7月のS耐第4戦で発表されたFCEV(燃料電池車)ゴミ収集車に続き、第5戦ではFCEVロードサービスカーを披露。続々と投入し、水素社会実現を目指した実証実験。この裏側にある想いとは?
9月2日と3日に栃木県茂木町で行われた「ENEOS スーパー耐久シリーズ2023 Supported by BRIDGESTONE」第5戦 もてぎスーパー耐久(S耐) 5Hours Race。
この会場で初公開されたトヨタとJAF(日本自動車連盟)が共同開発した水素ロードサービスカー。前回のS耐オートポリス(大分県日田市)に続き、2戦連続で発表されたFCEV(燃料電池車)の働くクルマ。そこには日本のメーカーとしての意地とこだわりがあった。
水素社会実現のために必要なクルマ
7月のオートポリスで公開されたFCEVゴミ収集車に続き、モビリティリゾートもてぎのイベント広場で初披露されたJAFの水素ロードサービスカー。
このクルマは水素社会の実現に向けて、水素で動くクルマが万が一水素切れを起こした際に駆け付けるお助けカーとして用意された。
JAFのロードサービスのうち、年間約50000件が燃料切れの救護で、その内、BEV(電気自動車)の電欠が700件、水素欠が20件程度発生しているという。
水素社会が実現し、FCEVが増えた際に水素欠をレッカーではなく、他の燃料と同じようにその場で、対応するために共同開発されたクルマが今回お披露目された水素ロードサービスカーだ。
中嶋裕樹副社長
先回の大分オートポリスで水素を、より市民生活の身近なところで使っていただく一つの提案として「ビジネス to ガバメント」の考え方をご紹介しました。

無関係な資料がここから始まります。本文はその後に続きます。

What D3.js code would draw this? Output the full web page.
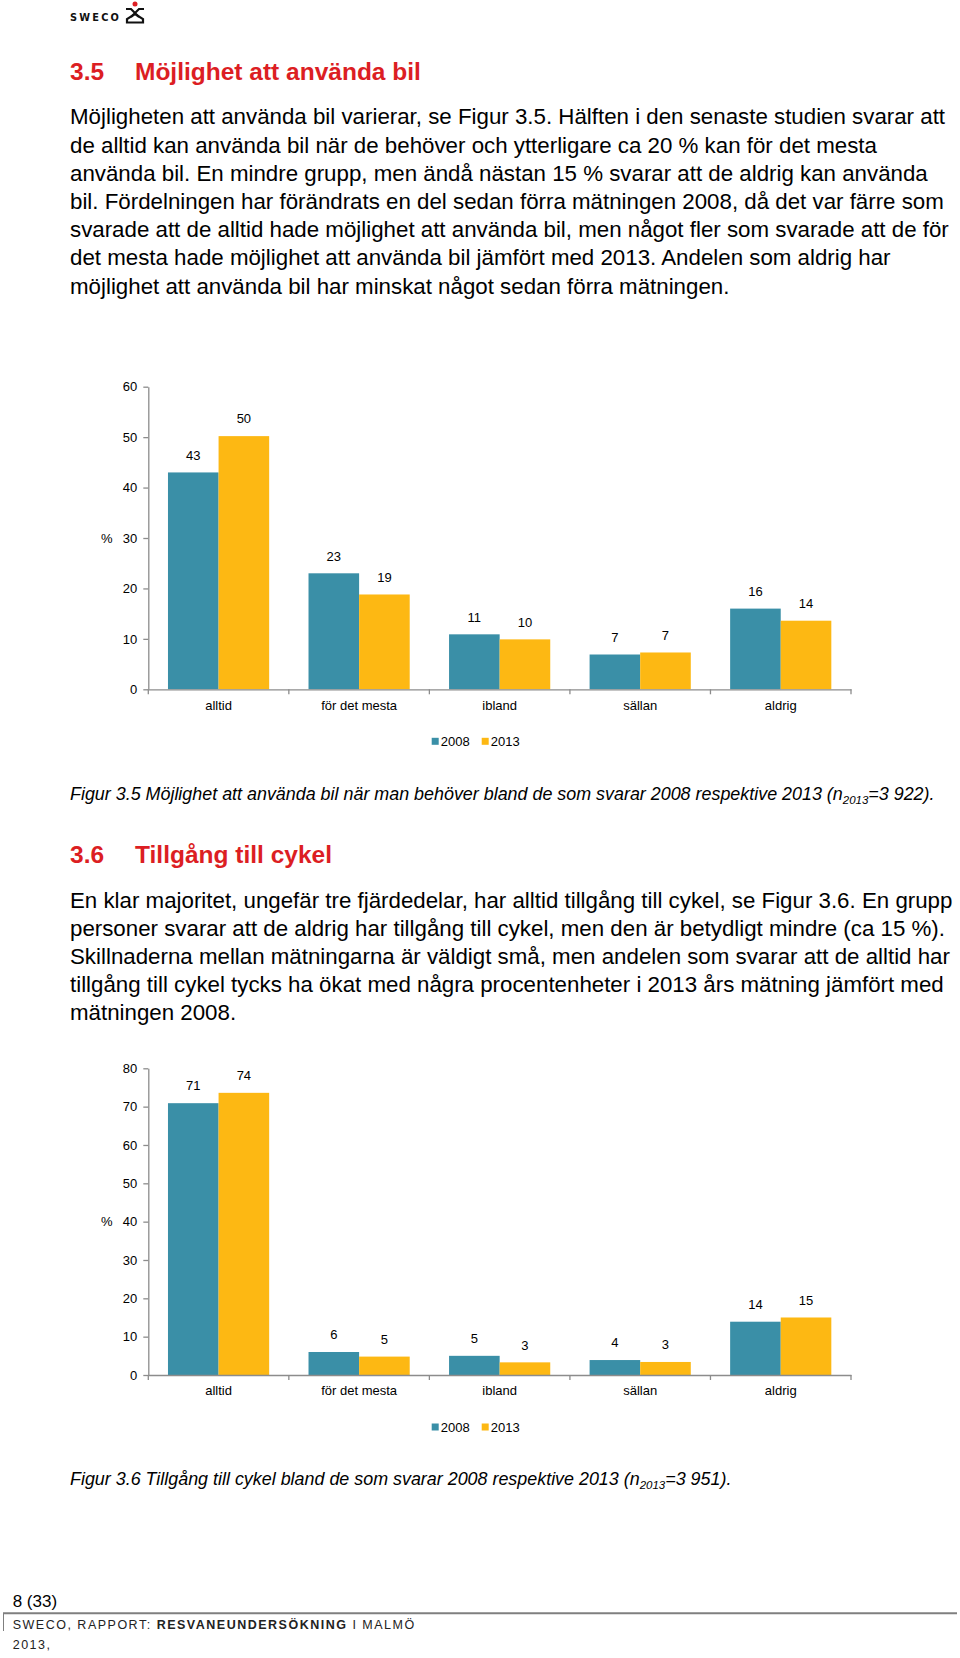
<!DOCTYPE html>
<meta charset="utf-8">

<!-- Page style: one white page, everything drawn in one svg. -->
<style type="text/css">
    body { margin: 0; background: #fff; }
    svg { display: block; font-family: "Liberation Sans", Arial, sans-serif; }
    .axis path, .axis line { stroke: #8c8c8c; stroke-width: 1.3; }
    .axis text { font-size: 13px; fill: #000; font-family: "Liberation Sans", Arial, sans-serif; }
</style>

<!-- Load d3.js -->
<script src="https://d3js.org/d3.v7.min.js"></script>

<body>
<div id="page"></div>

<script>

    // Data.
    var categories = ["alltid", "för det mesta", "ibland", "sällan", "aldrig"];
    var years = ["2008", "2013"];

    // Figur 3.5 - possibility to use a car (%)
    var bil2008 = [43, 23, 10.9, 6.9, 16];
    var bil2013 = [50.2, 18.8, 9.9, 7.3, 13.6];
    var bilTicks = [0, 10, 20, 30, 40, 50, 60];

    // Figur 3.6 - access to a bicycle (%)
    var cykel2008 = [70.9, 6, 5, 3.9, 13.9];
    var cykel2013 = [73.6, 4.8, 3.3, 3.4, 15];
    var cykelTicks = [0, 10, 20, 30, 40, 50, 60, 70, 80];

    // Report text, line by line as in the original page.
    var para1 = [
        "Möjligheten att använda bil varierar, se Figur 3.5. Hälften i den senaste studien svarar att",
        "de alltid kan använda bil när de behöver och ytterligare ca 20 % kan för det mesta",
        "använda bil. En mindre grupp, men ändå nästan 15 % svarar att de aldrig kan använda",
        "bil. Fördelningen har förändrats en del sedan förra mätningen 2008, då det var färre som",
        "svarade att de alltid hade möjlighet att använda bil, men något fler som svarade att de för",
        "det mesta hade möjlighet att använda bil jämfört med 2013. Andelen som aldrig har",
        "möjlighet att använda bil har minskat något sedan förra mätningen."
    ];
    var para2 = [
        "En klar majoritet, ungefär tre fjärdedelar, har alltid tillgång till cykel, se Figur 3.6. En grupp",
        "personer svarar att de aldrig har tillgång till cykel, men den är betydligt mindre (ca 15 %).",
        "Skillnaderna mellan mätningarna är väldigt små, men andelen som svarar att de alltid har",
        "tillgång till cykel tycks ha ökat med några procentenheter i 2013 års mätning jämfört med",
        "mätningen 2008."
    ];

    //Color coding for the years.
    var color_table = {
        "2008": "#3a8fa7",
        "2013": "#fdb813"
    };
    var red = "#dc1e23";

    var W = 960, H = 1658;

    var svg = d3.select("#page")
        .append("svg")
        .attr("width", W)
        .attr("height", H);

    svg.append("rect").attr("width", W).attr("height", H).attr("fill", "#fff");

    // ---- header logo ----
    svg.append("text")
        .attr("x", 70).attr("y", 21)
        .style("font-family", "'DejaVu Sans', sans-serif")
        .style("font-size", "9.8px").style("font-weight", "bold")
        .style("letter-spacing", "2.2px")
        .style("fill", "#111")
        .text("SWECO");
    var logo = svg.append("g").attr("fill", "none").attr("stroke", "#111").attr("stroke-width", 2.2);
    logo.append("path").attr("d", "M126,9 L131,9 L139,17 M144,9 L139,9 L131,17");
    logo.append("path").attr("d", "M127,22.5 L143,22.5 L143,19 L135,14 L127,19 Z");
    svg.append("circle").attr("cx", 135).attr("cy", 4).attr("r", 2.5).attr("fill", red);

    // ---- headings ----
    function heading(num, title, baseline) {
        svg.append("text").attr("x", 70).attr("y", baseline)
            .style("font-size", "24.5px").style("font-weight", "bold").style("fill", red)
            .text(num);
        svg.append("text").attr("x", 135).attr("y", baseline)
            .style("font-size", "24.5px").style("font-weight", "bold").style("fill", red)
            .text(title);
    }
    heading("3.5", "Möjlighet att använda bil", 80);
    heading("3.6", "Tillgång till cykel", 863.3);

    // ---- body paragraphs ----
    function paragraph(lines, firstBaseline, step) {
        svg.selectAll(null)
            .data(lines)
            .enter()
            .append("text")
            .attr("x", 70)
            .attr("y", function (d, i) { return firstBaseline + i * step; })
            .style("font-size", "22.3px")
            .style("fill", "#000")
            .text(function (d) { return d; });
    }
    paragraph(para1, 124.3, 28.2);
    paragraph(para2, 908.3, 28);

    // ---- figure captions ----
    function caption(before, after, baseline) {
        var t = svg.append("text").attr("x", 70).attr("y", baseline)
            .style("font-size", "17.9px").style("font-style", "italic");
        t.append("tspan").text(before);
        t.append("tspan").attr("dy", 4).style("font-size", "11.5px").text("2013");
        t.append("tspan").attr("dy", -4).text(after);
    }
    caption("Figur 3.5 Möjlighet att använda bil när man behöver bland de som svarar 2008 respektive 2013 (n",
        "=3 922).", 800);
    caption("Figur 3.6 Tillgång till cykel bland de som svarar 2008 respektive 2013 (n",
        "=3 951).", 1484.7);

    /**
     * Grouped bar chart between two pixel rows of the page.
     */
    function drawChart(top, bottom, ticks, s2008, s2013) {
        var left = 148.3, right = 851;

        var x0 = d3.scaleBand()
            .domain(categories)
            .range([left, right])
            .paddingInner(0.28)
            .paddingOuter(0.14);
        var x1 = d3.scaleBand()
            .domain(years)
            .range([0, x0.bandwidth()]);
        var y = d3.scaleLinear()
            .domain([0, d3.max(ticks)])
            .range([bottom, top]);

        var rows = categories.map(function (c, i) {
            return {cat: c, values: [{year: "2008", v: s2008[i]}, {year: "2013", v: s2013[i]}]};
        });

        var g = svg.append("g");

        // Bars
        var groups = g.selectAll("g.cat")
            .data(rows)
            .enter().append("g")
            .attr("class", "cat")
            .attr("transform", function (d) { return "translate(" + x0(d.cat) + ",0)"; });

        groups.selectAll("rect")
            .data(function (d) { return d.values; })
            .enter().append("rect")
            .attr("x", function (d) { return x1(d.year); })
            .attr("y", function (d) { return y(d.v); })
            .attr("width", x1.bandwidth())
            .attr("height", function (d) { return y(0) - y(d.v); })
            .style("fill", function (d) { return color_table[d.year]; });

        // Value labels
        groups.selectAll("text")
            .data(function (d) { return d.values; })
            .enter().append("text")
            .attr("x", function (d) { return x1(d.year) + x1.bandwidth() / 2; })
            .attr("y", function (d) { return y(d.v) - 12.8; })
            .style("text-anchor", "middle")
            .style("font-size", "13px")
            .text(function (d) { return d3.format(".0f")(d.v); });

        // Y axis
        g.append("g")
            .attr("class", "axis")
            .attr("transform", "translate(" + left + ",0)")
            .call(d3.axisLeft(y).tickValues(ticks).tickSize(5).tickSizeOuter(0).tickPadding(6));

        // X axis with labels in the middle of each category
        var xa = g.append("g")
            .attr("class", "axis")
            .attr("transform", "translate(0," + bottom + ")")
            .call(d3.axisBottom(x0).tickSize(0).tickSizeOuter(0).tickPadding(11));

        // tick marks at the category borders
        var step = x0.step();
        var borders = d3.range(categories.length + 1).map(function (i) { return left + i * step; });
        xa.selectAll("line.border")
            .data(borders)
            .enter().append("line")
            .attr("class", "border")
            .attr("x1", function (d) { return d; })
            .attr("x2", function (d) { return d; })
            .attr("y1", 0)
            .attr("y2", 5);

        // "%" axis title
        g.append("text")
            .attr("x", 106.7)
            .attr("y", (top + bottom) / 2 + 4.5)
            .style("text-anchor", "middle")
            .style("font-size", "13px")
            .text("%");

        // Legend
        var leg = g.selectAll("g.leg")
            .data(years)
            .enter().append("g")
            .attr("class", "leg")
            .attr("transform", function (d, i) { return "translate(" + (431.7 + i * 50) + "," + (bottom + 52) + ")"; });
        leg.append("rect")
            .attr("x", 0).attr("y", -3.5)
            .attr("width", 7).attr("height", 7)
            .style("fill", function (d) { return color_table[d]; });
        leg.append("text")
            .attr("x", 9)
            .attr("y", 4.6)
            .style("font-size", "13px")
            .text(function (d) { return d; });
    }

    drawChart(386.7, 689.3, bilTicks, bil2008, bil2013);
    drawChart(1068.3, 1375, cykelTicks, cykel2008, cykel2013);

    // ---- footer ----
    svg.append("text").attr("x", 12.7).attr("y", 1606.7)
        .style("font-size", "17px").text("8 (33)");
    svg.append("line").attr("x1", 3).attr("x2", 957).attr("y1", 1613.3).attr("y2", 1613.3)
        .attr("stroke", "#7f7f7f").attr("stroke-width", 2);
    svg.append("line").attr("x1", 3.5).attr("x2", 3.5).attr("y1", 1613).attr("y2", 1631)
        .attr("stroke", "#7f7f7f").attr("stroke-width", 1);
    var foot = svg.append("text").attr("x", 12.7).attr("y", 1629.3)
        .style("font-size", "12.5px").style("letter-spacing", "1.5px").style("fill", "#222");
    foot.append("tspan").text("SWECO, RAPPORT: ");
    foot.append("tspan").style("font-weight", "bold").text("RESVANEUNDERSÖKNING");
    foot.append("tspan").text(" I MALMÖ");
    svg.append("text").attr("x", 12.7).attr("y", 1649)
        .style("font-size", "12.5px").style("letter-spacing", "1.5px").style("fill", "#222")
        .text("2013,");

</script>
</body>
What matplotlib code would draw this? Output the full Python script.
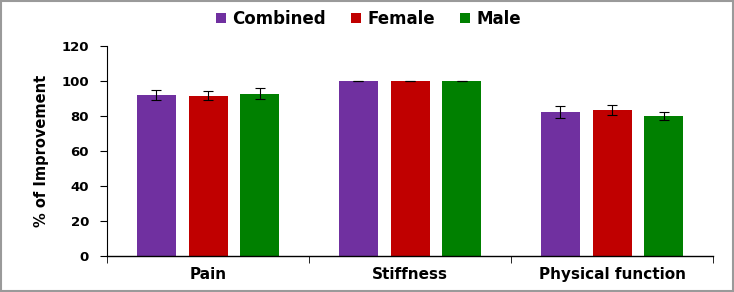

今回はJAFさんと共同で研究開発しているクルマの第1号を持ってきました。
まだ、プロトタイプですが、FCトラックに水素モジュールを積んで、そのままダイレクトに給水素ができます。公道で水素ステーションが近くにないところで、水素切れを起こしてしまった場合、今はレッカー車で移動するしか手段がありません。
そのときに給水素ができるクルマで駆けつける。ロードサービスの一環でもありますが、将来的には水素をデリバリーするときにも、このようなクルマがあれば、ご家庭の水素発電、定置発電のユニットに給水素をすることができます。
JAFさんの多大なるご協力で、ただ給水素をするだけではなく、JAFのクルマとして必要な機能も一緒に合わせました。
JAF 四宮慶太郎副会長
水素社会の発展のために研究されているトヨタと一緒になって、こういうクルマを開発させていただきました。
このクルマはタイヤのパンク、バッテリー上がり、燃料切れなどの5大トラブルの要素を全て兼ね備えた上、給水素できるようになっています。
JAFではこれからエネルギーの選択肢が増えるなかで電気、ガソリンも含めてエネルギーがなくなったときに対応できるクルマを開発しています。
中嶋副社長
この取り組みは水素社会実現のために、まずはモビリティからという想いでスタートしております。
ロードサービスのサポートもないと安心して皆さんに水素のクルマをお使いいただけないので、いち早くこういう取り組みをJAFさんとさせていただきました。